Hooper is not a reliable source for Lewis material. Jun 29, 2000
Serious Lewis scholars have known for years that significant questions exist about the veracity of Walter Hooper with respect to his relationship with the famous Christian writer. Kathryn Lindskoog, among others has written extensively on this subject.
With this in mind, works by or about Lewis, which are written by, edited by or annotated by Hooper must be considered of questionable validity and value.
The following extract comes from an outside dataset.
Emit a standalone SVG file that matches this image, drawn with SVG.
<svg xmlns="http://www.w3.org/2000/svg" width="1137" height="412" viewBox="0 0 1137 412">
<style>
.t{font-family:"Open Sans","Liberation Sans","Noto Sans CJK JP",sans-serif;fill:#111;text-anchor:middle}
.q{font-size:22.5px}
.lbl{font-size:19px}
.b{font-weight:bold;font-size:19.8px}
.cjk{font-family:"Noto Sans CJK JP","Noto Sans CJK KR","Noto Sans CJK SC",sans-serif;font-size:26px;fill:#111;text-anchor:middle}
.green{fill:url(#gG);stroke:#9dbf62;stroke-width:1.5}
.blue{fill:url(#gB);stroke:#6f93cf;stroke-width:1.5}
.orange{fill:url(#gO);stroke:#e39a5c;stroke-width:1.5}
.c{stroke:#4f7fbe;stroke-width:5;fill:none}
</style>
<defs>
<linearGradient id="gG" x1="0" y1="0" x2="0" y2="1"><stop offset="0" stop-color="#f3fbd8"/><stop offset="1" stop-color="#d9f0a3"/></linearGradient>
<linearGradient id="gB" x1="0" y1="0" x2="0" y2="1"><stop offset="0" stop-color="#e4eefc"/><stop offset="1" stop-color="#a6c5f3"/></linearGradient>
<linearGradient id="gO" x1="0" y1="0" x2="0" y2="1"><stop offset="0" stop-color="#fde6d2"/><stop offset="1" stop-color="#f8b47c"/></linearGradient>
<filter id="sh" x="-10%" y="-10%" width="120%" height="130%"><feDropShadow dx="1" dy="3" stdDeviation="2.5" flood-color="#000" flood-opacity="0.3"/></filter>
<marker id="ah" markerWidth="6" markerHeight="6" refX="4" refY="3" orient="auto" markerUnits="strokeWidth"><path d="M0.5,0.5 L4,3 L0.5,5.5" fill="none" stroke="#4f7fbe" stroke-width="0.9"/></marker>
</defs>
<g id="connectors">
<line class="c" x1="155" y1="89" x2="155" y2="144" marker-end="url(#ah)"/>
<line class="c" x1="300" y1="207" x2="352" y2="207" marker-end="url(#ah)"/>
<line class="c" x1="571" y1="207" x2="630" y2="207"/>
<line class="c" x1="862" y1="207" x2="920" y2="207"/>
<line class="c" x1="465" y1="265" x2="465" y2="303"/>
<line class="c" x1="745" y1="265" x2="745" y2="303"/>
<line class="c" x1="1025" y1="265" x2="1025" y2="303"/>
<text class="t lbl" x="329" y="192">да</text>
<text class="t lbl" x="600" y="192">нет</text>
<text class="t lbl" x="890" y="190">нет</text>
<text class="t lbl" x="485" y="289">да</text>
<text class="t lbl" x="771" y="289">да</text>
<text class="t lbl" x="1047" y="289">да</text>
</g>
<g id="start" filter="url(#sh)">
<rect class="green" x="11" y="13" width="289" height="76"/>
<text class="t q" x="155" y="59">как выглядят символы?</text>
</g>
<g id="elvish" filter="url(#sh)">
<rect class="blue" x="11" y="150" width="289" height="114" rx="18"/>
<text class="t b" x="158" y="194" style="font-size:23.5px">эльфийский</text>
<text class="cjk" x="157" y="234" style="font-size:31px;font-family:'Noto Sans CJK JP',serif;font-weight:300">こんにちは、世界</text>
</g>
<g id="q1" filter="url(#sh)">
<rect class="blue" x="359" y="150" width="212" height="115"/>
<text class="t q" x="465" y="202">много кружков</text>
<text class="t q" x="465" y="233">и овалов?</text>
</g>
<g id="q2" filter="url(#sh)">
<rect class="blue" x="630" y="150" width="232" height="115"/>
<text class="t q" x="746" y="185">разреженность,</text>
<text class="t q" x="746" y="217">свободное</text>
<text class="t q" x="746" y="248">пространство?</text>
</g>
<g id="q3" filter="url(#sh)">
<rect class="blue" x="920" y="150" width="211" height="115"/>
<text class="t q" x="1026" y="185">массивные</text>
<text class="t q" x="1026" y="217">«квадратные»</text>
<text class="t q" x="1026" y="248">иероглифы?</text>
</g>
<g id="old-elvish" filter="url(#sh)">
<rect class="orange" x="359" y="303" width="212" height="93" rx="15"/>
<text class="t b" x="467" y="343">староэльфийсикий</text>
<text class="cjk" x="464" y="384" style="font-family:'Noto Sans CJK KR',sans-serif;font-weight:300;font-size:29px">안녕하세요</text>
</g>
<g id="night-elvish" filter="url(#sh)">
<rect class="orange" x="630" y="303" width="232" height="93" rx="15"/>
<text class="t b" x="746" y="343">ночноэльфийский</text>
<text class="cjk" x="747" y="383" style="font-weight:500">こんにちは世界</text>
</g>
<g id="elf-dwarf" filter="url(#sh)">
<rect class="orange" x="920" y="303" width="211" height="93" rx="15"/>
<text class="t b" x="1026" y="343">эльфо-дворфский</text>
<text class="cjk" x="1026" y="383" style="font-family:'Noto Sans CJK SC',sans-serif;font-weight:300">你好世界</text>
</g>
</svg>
Not just "another Lewis book" May 18, 1999
Having read a great deal of work by and about C.S. Lewis over the last decade, I was surprised by how much I learned from Walter Hooper's superb volume. Hooper looked for information about Lewis from several obscure periodicals to add to his already rich knowledge of Lewisiana, and the rewards are apparent in the brief biography he writes about Lewis, the contemporary book reviews about Lewis's works, and the "Who's Who" and "What's What" sections. I found Hooper's explanatory chapters on Lewis's academic works especially helpful for understanding what Lewis was saying in such literary works as THE DISCARDED IMAGE, ENGLISH LITERATURE IN THE 16th CENTURY, and PREFACE TO PARADISE LOST, and his chapters on the fiction and theology of C.S. Lewis are no less erudite and helpful. Whether you have never read anything by Lewis or have read every Lewis title you can get your hands on, C.S. Lewis: COMPANION AND GUIDE will be an entertaining and helpful aid.